STORED DATA>
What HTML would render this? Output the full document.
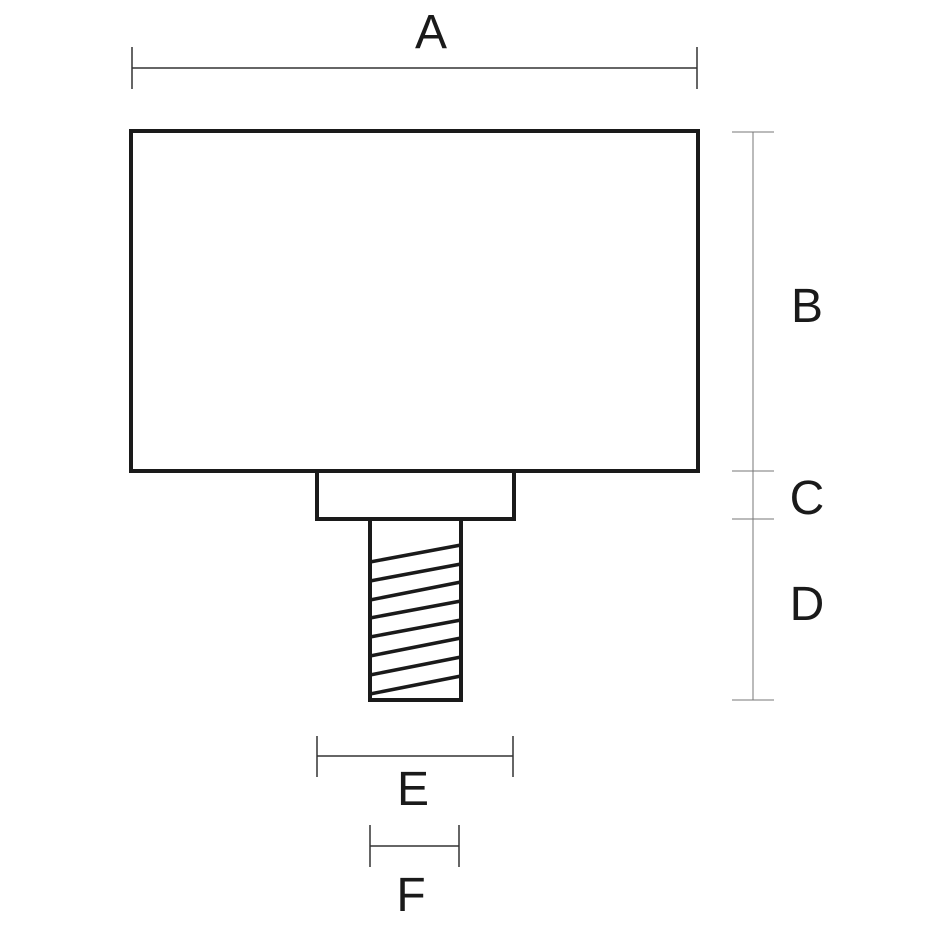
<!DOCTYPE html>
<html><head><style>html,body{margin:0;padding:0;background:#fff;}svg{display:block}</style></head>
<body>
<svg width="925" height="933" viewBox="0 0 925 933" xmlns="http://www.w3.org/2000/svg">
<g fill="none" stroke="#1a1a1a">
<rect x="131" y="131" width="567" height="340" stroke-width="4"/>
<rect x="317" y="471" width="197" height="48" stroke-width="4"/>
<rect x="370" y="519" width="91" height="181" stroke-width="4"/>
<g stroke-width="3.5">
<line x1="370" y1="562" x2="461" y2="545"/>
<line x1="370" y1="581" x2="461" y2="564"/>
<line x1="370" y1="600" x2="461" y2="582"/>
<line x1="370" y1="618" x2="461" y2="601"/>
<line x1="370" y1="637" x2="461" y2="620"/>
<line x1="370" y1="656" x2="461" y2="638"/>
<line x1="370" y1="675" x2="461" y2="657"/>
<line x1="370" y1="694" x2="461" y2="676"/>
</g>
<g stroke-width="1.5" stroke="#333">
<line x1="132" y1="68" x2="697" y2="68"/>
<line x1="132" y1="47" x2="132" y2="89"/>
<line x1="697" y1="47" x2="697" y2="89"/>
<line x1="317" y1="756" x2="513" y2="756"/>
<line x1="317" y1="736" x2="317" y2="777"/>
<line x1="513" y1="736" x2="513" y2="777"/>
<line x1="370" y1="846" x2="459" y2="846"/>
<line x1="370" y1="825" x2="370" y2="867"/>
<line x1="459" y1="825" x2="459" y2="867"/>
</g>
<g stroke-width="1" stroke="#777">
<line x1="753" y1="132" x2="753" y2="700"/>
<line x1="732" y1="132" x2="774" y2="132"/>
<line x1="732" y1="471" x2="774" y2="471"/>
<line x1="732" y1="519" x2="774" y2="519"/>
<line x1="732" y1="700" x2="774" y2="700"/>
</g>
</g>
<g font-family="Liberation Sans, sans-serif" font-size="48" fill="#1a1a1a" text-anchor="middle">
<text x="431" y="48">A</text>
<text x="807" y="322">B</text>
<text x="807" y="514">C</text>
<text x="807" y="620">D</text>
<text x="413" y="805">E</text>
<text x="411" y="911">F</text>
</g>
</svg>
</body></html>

THE EXERCISE>
Make an exact copy of the data, leaving its pictures out.

CORRECT ANSWER>
What HTML would render this? Output the full document.
<!DOCTYPE html>
<html><head><style>html,body{margin:0;padding:0;background:#fff;}svg{display:block}</style></head>
<body>
<svg width="925" height="933" viewBox="0 0 925 933" xmlns="http://www.w3.org/2000/svg">
<g fill="none" stroke="#1a1a1a">
<rect x="131" y="131" width="567" height="340" stroke-width="4"/>
<rect x="317" y="471" width="197" height="48" stroke-width="4"/>
<rect x="370" y="519" width="91" height="181" stroke-width="4"/>
<g stroke-width="3.5">
<line x1="370" y1="562" x2="461" y2="545"/>
<line x1="370" y1="581" x2="461" y2="564"/>
<line x1="370" y1="600" x2="461" y2="582"/>
<line x1="370" y1="618" x2="461" y2="601"/>
<line x1="370" y1="637" x2="461" y2="620"/>
<line x1="370" y1="656" x2="461" y2="638"/>
<line x1="370" y1="675" x2="461" y2="657"/>
<line x1="370" y1="694" x2="461" y2="676"/>
</g>
<g stroke-width="1.5" stroke="#333">
<line x1="132" y1="68" x2="697" y2="68"/>
<line x1="132" y1="47" x2="132" y2="89"/>
<line x1="697" y1="47" x2="697" y2="89"/>
<line x1="317" y1="756" x2="513" y2="756"/>
<line x1="317" y1="736" x2="317" y2="777"/>
<line x1="513" y1="736" x2="513" y2="777"/>
<line x1="370" y1="846" x2="459" y2="846"/>
<line x1="370" y1="825" x2="370" y2="867"/>
<line x1="459" y1="825" x2="459" y2="867"/>
</g>
<g stroke-width="1" stroke="#777">
<line x1="753" y1="132" x2="753" y2="700"/>
<line x1="732" y1="132" x2="774" y2="132"/>
<line x1="732" y1="471" x2="774" y2="471"/>
<line x1="732" y1="519" x2="774" y2="519"/>
<line x1="732" y1="700" x2="774" y2="700"/>
</g>
</g>
<g font-family="Liberation Sans, sans-serif" font-size="48" fill="#1a1a1a" text-anchor="middle">
<text x="431" y="48">A</text>
<text x="807" y="322">B</text>
<text x="807" y="514">C</text>
<text x="807" y="620">D</text>
<text x="413" y="805">E</text>
<text x="411" y="911">F</text>
</g>
</svg>
</body></html>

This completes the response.